**Direction**
Using the entries shown below, output the line containing "Write the Plotly.js code for this chart.", the line containing "const yTicks = [4, 8, 12, 16, 20];", and every line between them, exactly. Pictures are omitted.

**Data shown**
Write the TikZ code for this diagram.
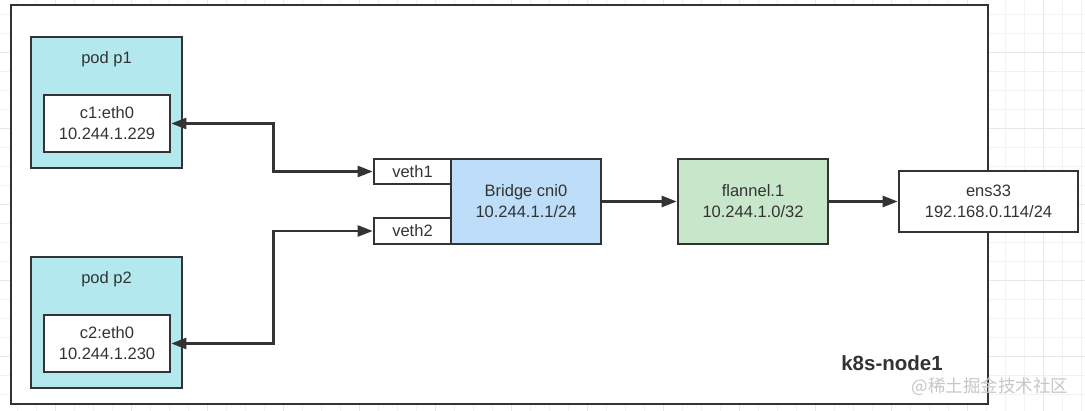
\documentclass[tikz,border=0pt]{standalone}
\usepackage{fontspec}
\setmainfont{Liberation Sans}
\newfontfamily\cjkfont{Noto Sans CJK SC}
\usetikzlibrary{arrows.meta}
\definecolor{podfill}{HTML}{B3E9EE}
\definecolor{brfill}{HTML}{BDDDF9}
\definecolor{flfill}{HTML}{C8E6CA}
\definecolor{edge}{HTML}{333333}
\tikzset{
  box/.style={draw=edge,line width=2.6pt,fill=white,inner sep=0pt,align=center,text=edge,
    font=\fontsize{16.5}{21}\selectfont},
  label text/.style={inner sep=0pt,text=edge,font=\fontsize{16.5}{21}\selectfont},
  link/.style={draw=edge,line width=2.4pt,-{Triangle[length=15pt,width=11pt]}},
  linkboth/.style={link,{Triangle[length=15pt,width=11pt]}-{Triangle[length=15pt,width=11pt]}},
  gridminor/.style={draw=black!5,line width=0.8pt},
  gridmajor/.style={draw=black!9,line width=0.8pt}
}
\begin{document}
\begin{tikzpicture}[x=1pt,y=-1pt]
\useasboundingbox (0,0) rectangle (1085,411);
% background grid
\foreach \gx in {17,36,...,1085} \draw[gridminor] (\gx,0) -- (\gx,411);
\foreach \gy in {14,33,...,411} \draw[gridminor] (0,\gy) -- (1085,\gy);
\foreach \gx in {55,131,...,1085} \draw[gridmajor] (\gx,0) -- (\gx,411);
\foreach \gy in {52,128,...,411} \draw[gridmajor] (0,\gy) -- (1085,\gy);
% host
\draw[draw=edge,line width=2pt,fill=white] (11,5) rectangle (988,404);
\node[text=edge,inner sep=0pt,font=\fontsize{20.5}{24}\selectfont\bfseries] (host) at (892,363) {k8s-node1};
\node[text=black!22,inner sep=0pt,font=\cjkfont\fontsize{17.5}{20}\selectfont] (mark) at (990,387) {@稀土掘金技术社区};
% pods
\node[box,fill=podfill,minimum width=151,minimum height=131] (p1) at (106.5,102.5) {};
\node[label text] (p1name) at (106.5,59) {pod p1};
\node[box,minimum width=126,minimum height=57] (c1) at (107,123.5) {c1:eth0\\10.244.1.229};
\node[box,fill=podfill,minimum width=151,minimum height=131] (p2) at (106.5,322.5) {};
\node[label text] (p2name) at (106.5,279) {pod p2};
\node[box,minimum width=126,minimum height=57] (c2) at (107,343.5) {c2:eth0\\10.244.1.230};
% bridge and veths
\node[box,fill=brfill,minimum width=150,minimum height=85] (cni0) at (526,201.5) {Bridge cni0\\10.244.1.1/24};
\node[box,minimum width=77,minimum height=25] (veth1) at (412.5,171.5) {veth1};
\node[box,minimum width=77,minimum height=26] (veth2) at (412.5,231) {veth2};
\node[box,fill=flfill,minimum width=150,minimum height=85] (flannel) at (753,201.5) {flannel.1\\10.244.1.0/32};
\node[box,minimum width=179,minimum height=61] (ens33) at (988.5,201.5) {ens33\\192.168.0.114/24};
% links
\draw[linkboth] (c1.east) -- ++(102,0) |- (veth1.west);
\draw[linkboth] (c2.east) -- ++(102,0) |- (veth2.west);
\draw[link] (cni0.east) -- (flannel.west);
\draw[link] (flannel.east) -- (ens33.west);
\end{tikzpicture}
\end{document}
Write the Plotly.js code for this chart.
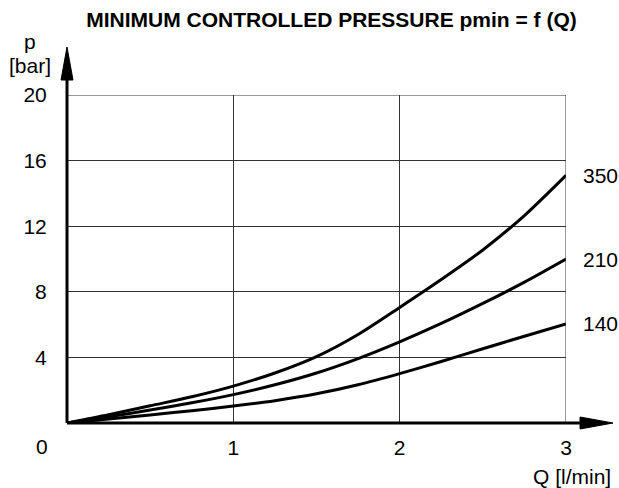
<!DOCTYPE html>
<html>
<head>
<meta charset="utf-8">
<script src="https://cdn.plot.ly/plotly-3.0.1.min.js"></script>
<style>html,body{margin:0;padding:0;background:#fff}#chart{width:619px;height:488px}</style>
</head>
<body>
<div id="chart"></div>
<script>
const Q = [0, 0.25, 0.5, 0.75, 1, 1.25, 1.5, 1.75, 2, 2.25, 2.5, 2.75, 3];
const p350 = [0, 0.5, 1.05, 1.6, 2.25, 3.05, 4.05, 5.4, 7.05, 8.75, 10.55, 12.65, 15.1];
const p210 = [0, 0.38, 0.79, 1.23, 1.73, 2.33, 3.05, 3.93, 4.95, 6.07, 7.29, 8.59, 10.0];
const p140 = [0, 0.24, 0.49, 0.75, 1.03, 1.36, 1.78, 2.33, 3.01, 3.75, 4.53, 5.29, 6.04];
const seriesNames = ['350', '210', '140'];
const seriesValues = [p350, p210, p140];
const xTicks = [1, 2, 3];
const yTicks = [4, 8, 12, 16, 20];

const FONT = 'Liberation Sans, Arial, sans-serif';
const FS = 21;
const traces = seriesValues.map((v, i) => ({
  x: Q, y: v, type: 'scatter', mode: 'lines', name: seriesNames[i],
  line: {color: '#000', width: 3, shape: 'spline', smoothing: 0.8},
  hoverinfo: 'skip', cliponaxis: false
}));

const annotations = seriesValues.map((v, i) => ({
  x: Q[Q.length - 1], y: v[v.length - 1], xref: 'x', yref: 'y',
  text: seriesNames[i], showarrow: false, xanchor: 'left', yanchor: 'middle', xshift: 15, yshift: 0,
  font: {family: FONT, size: FS, color: '#000'}
}));
annotations.push(
  {x: 0, y: 0, xref: 'paper', yref: 'paper', text: '0', showarrow: false, xanchor: 'right', yanchor: 'middle', xshift: -17, yshift: -23, font: {family: FONT, size: FS, color: '#000'}},
  {x: 0, y: 1, xref: 'paper', yref: 'paper', text: 'p', showarrow: false, xanchor: 'center', yanchor: 'middle', xshift: -37, yshift: 54, font: {family: FONT, size: FS, color: '#000'}},
  {x: 0, y: 1, xref: 'paper', yref: 'paper', text: '[bar]', showarrow: false, xanchor: 'center', yanchor: 'middle', xshift: -37, yshift: 30, font: {family: FONT, size: FS, color: '#000'}},
  {x: 1, y: 0, xref: 'paper', yref: 'paper', text: 'Q [l/min]', showarrow: false, xanchor: 'right', yanchor: 'middle', xshift: 47, yshift: -53, font: {family: FONT, size: FS, color: '#000'}}
);

// plot area: 499 x 328 px
const pw = 499, ph = 328;
const GRID = '#333';
const shapes = [
  // boundary grid lines at Q=3 and p=20
  {type: 'line', xref: 'x', yref: 'y', x0: xTicks[xTicks.length-1], x1: xTicks[xTicks.length-1], y0: 0, y1: yTicks[yTicks.length-1], line: {color: GRID, width: 1}},
  {type: 'line', xref: 'x', yref: 'y', x0: 0, x1: xTicks[xTicks.length-1], y0: yTicks[yTicks.length-1], y1: yTicks[yTicks.length-1], line: {color: GRID, width: 1}},
  // y axis line + arrow
  {type: 'line', xref: 'paper', yref: 'paper', x0: 0, x1: 0, y0: 0, y1: 1 + 20/ph, line: {color: '#000', width: 3}},
  {type: 'path', xref: 'paper', yref: 'paper', path: `M ${-6/pw} ${1+15/ph} L ${6/pw} ${1+15/ph} L 0 ${1+48/ph} Z`, fillcolor: '#000', line: {color: '#000', width: 1}},
  // x axis line + arrow
  {type: 'line', xref: 'paper', yref: 'paper', x0: 0, x1: 1 + 20/pw, y0: 0, y1: 0, line: {color: '#000', width: 3}},
  {type: 'path', xref: 'paper', yref: 'paper', path: `M ${1+14/pw} ${-6/ph} L ${1+14/pw} ${6/ph} L ${1+47/pw} 0 Z`, fillcolor: '#000', line: {color: '#000', width: 1}}
];

const layout = {
  width: 619, height: 488,
  margin: {l: 67, r: 53, t: 95, b: 65},
  paper_bgcolor: '#fff', plot_bgcolor: '#fff',
  showlegend: false,
  title: {text: '<b>MINIMUM CONTROLLED PRESSURE pmin = f (Q)</b>', x: 0.5355, xanchor: 'center', y: 0.959, yanchor: 'middle', font: {family: FONT, size: FS, color: '#000'}},
  xaxis: {range: [0, 3], tickvals: xTicks, ticktext: xTicks.map(String), showgrid: true, gridcolor: GRID, gridwidth: 1,
    zeroline: false, showline: false, ticks: 'outside', ticklen: 6, tickcolor: 'rgba(0,0,0,0)', fixedrange: true,
    tickfont: {family: FONT, size: FS, color: '#000'}},
  yaxis: {range: [0, 20], tickvals: yTicks, ticktext: yTicks.map(String), showgrid: true, gridcolor: GRID, gridwidth: 1,
    zeroline: false, showline: false, ticks: 'outside', ticklen: 15, tickcolor: 'rgba(0,0,0,0)', fixedrange: true,
    tickfont: {family: FONT, size: FS, color: '#000'}},
  annotations: annotations,
  shapes: shapes
};

Plotly.newPlot('chart', traces, layout, {displayModeBar: false, staticPlot: true});
</script>
</body>
</html>
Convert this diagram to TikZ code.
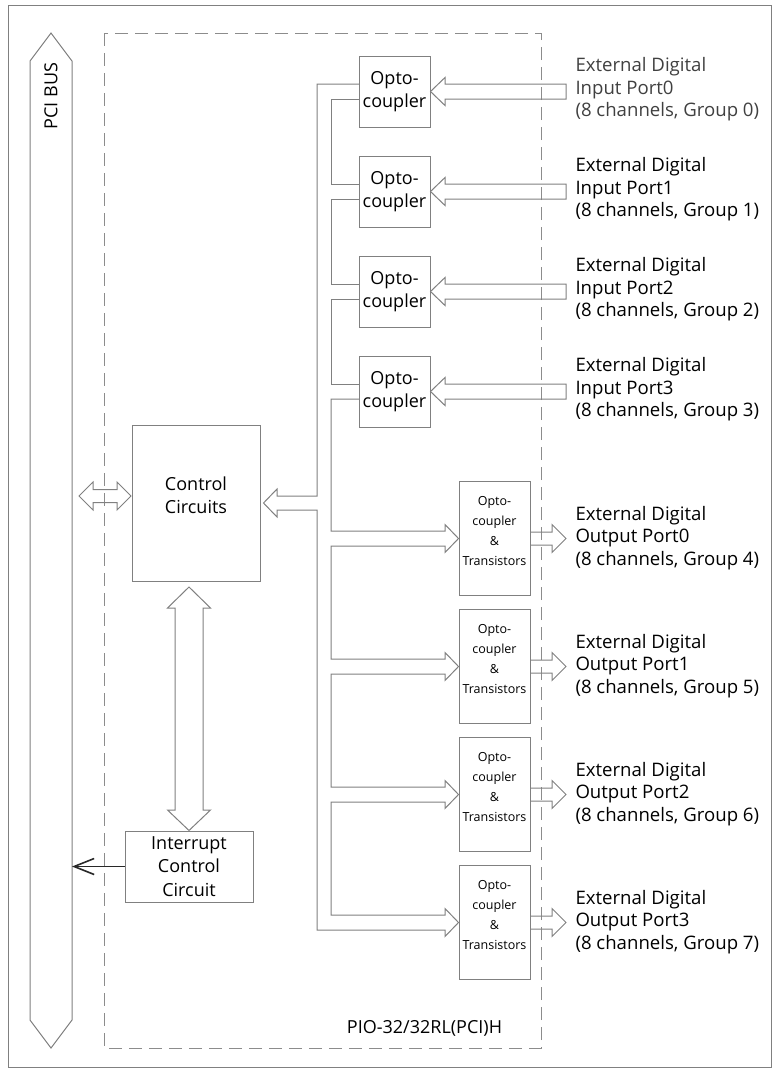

**Response**
Write the Plotly.js code for this chart.
<!DOCTYPE html>
<html>
<head>
<meta charset="utf-8">
<script src="https://cdn.plot.ly/plotly-3.0.1.min.js"></script>
<style>html,body{margin:0;padding:0;background:#fff}#chart{width:619px;height:488px}</style>
</head>
<body>
<div id="chart"></div>
<script>
const Q = [0, 0.25, 0.5, 0.75, 1, 1.25, 1.5, 1.75, 2, 2.25, 2.5, 2.75, 3];
const p350 = [0, 0.5, 1.05, 1.6, 2.25, 3.05, 4.05, 5.4, 7.05, 8.75, 10.55, 12.65, 15.1];
const p210 = [0, 0.38, 0.79, 1.23, 1.73, 2.33, 3.05, 3.93, 4.95, 6.07, 7.29, 8.59, 10.0];
const p140 = [0, 0.24, 0.49, 0.75, 1.03, 1.36, 1.78, 2.33, 3.01, 3.75, 4.53, 5.29, 6.04];
const seriesNames = ['350', '210', '140'];
const seriesValues = [p350, p210, p140];
const xTicks = [1, 2, 3];
const yTicks = [4, 8, 12, 16, 20];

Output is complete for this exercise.